I was in Namibia with Raleigh International, trying to ignore the fact that it was my Gap year, but I didn't have anyone to travel round the world with. Nobody wanted to travel round the world with me because I don't smoke pot and need to go to bed at 11pm. So I went on Raleigh, with a whole lot of other people who also didn't smoke pot and needed to go to bed at 11pm.

It was pretty nice.

Here we all are:


I'm in the back row, blue sarong, second from the right. The guy on the far right in the white t-shirt was fresh out of a tour of duty in Bosnia. He had a huge scar on his leg and the rumour was that he'd been caught in a landmine blast and had to have a skin graft. He was the toughest bastard I've ever met and yet brought his own pillow to camp. "Any fool can be uncomfortable," he said, as we stared at this grotesque thing of personal luxury. Needless to say, we all thought he was pretty hot.

Washing your hands was a big deal on Raleigh. Almost the first thing we did wherever we set up camp was to fashion a hand-washing station out of a stick, some string, a bottle and some lightly bleached water. There was a lot of peer pressure around it; if you didn't have the industrial stench of bleach around you, you were a potential Patient Zero.
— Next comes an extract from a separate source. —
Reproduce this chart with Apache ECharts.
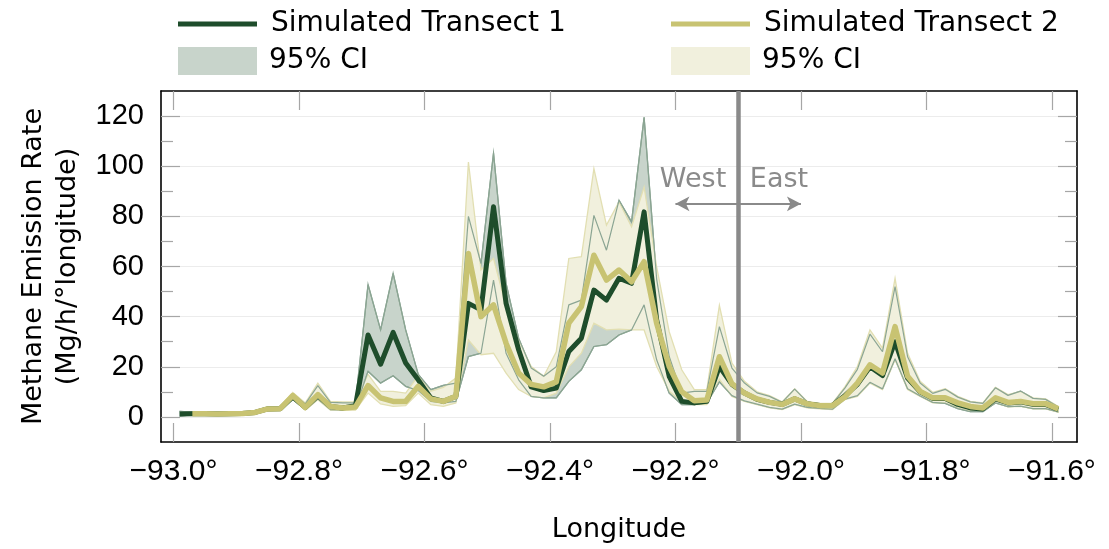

Gary had no such bourgeois ideas about cleanliness. We all noticed that he wasn't washing his hands as much as we were, but we were too excited about our banana fritters (having been living off porridge and sardines for the last 6 weeks) to care.

I'm not sure what it was exactly in the end that Gary rubbed all over our fritters - someone suggested the name of an illness but I couldn't quite hear it over the sound of retching and groaning. I didn't even have whatever it was that badly, just 48 hours of the most crippling stomach cramps and nausea known to man, which would make unanaesthatised dentistry seem like a trip to the movies. Paul Gibbon, back home a warehouse manager from Leeds (front from third from right), lost about a stone in four days. I don't think you need details, only know this: projectile vomiting is not a made-up thing.

Since then, my stomach has never been quite the same. After I came back I would have bizarre and humiliating intestinal reactions to:

Curry
Anything roasted
Anything fried
Anything rich
Wine

And so for what seemed like forever, but in reality was only about two years, I ate nothing but Special K for breakfast and chicken with rice at all other times. To this day I put my chronic heartburn down to that stinking Gary and his filthy hands - a curse on his eyes for all his days!!! - even though I know full well that I've inherited my chronic heartburn from my dad.

It's not so bad anymore, a mere 11 years later. But the last couple of days, out of the blue, I've been feeling sick as a dog. I've got the old "giardiasis list", which is when you walk slightly bent over at an angle, because if you straighten up you feel so much worse. It ought to feel all romantic, like I'm some a Victorian explorer returning from adventures in Africa with recurring malaria and a permanent tan-line, but in reality it's just a bit shit.

At lunchtime yesterday, because if you don't eat it's downhill all the way, I reached for my old bad-tummy staple, chicken and rice.

I was lucky enough to have some chicken stock hanging around in the freezer and a new kind of rice I happened upon in Waitrose - Thai sticky rice, by Thai taste, which I've been meaning to try out for ages. I simmered everything together for 12 minutes with half a stick of lemongrass, 1 thick slice of fresh ginger, 1 large whole clove of garlic and one whole small Thai chilli. When it's cooked you fish out the lumps of spice to leave just the rice in broth. The Thai rice transformed the stock into a silky, comforting soup and the spices fragranced the whole thing without actually being allowed to mess about with my guts.



Now if you'll excuse me, there's a voodoo doll I have to go and stick pins into. It's called Gary.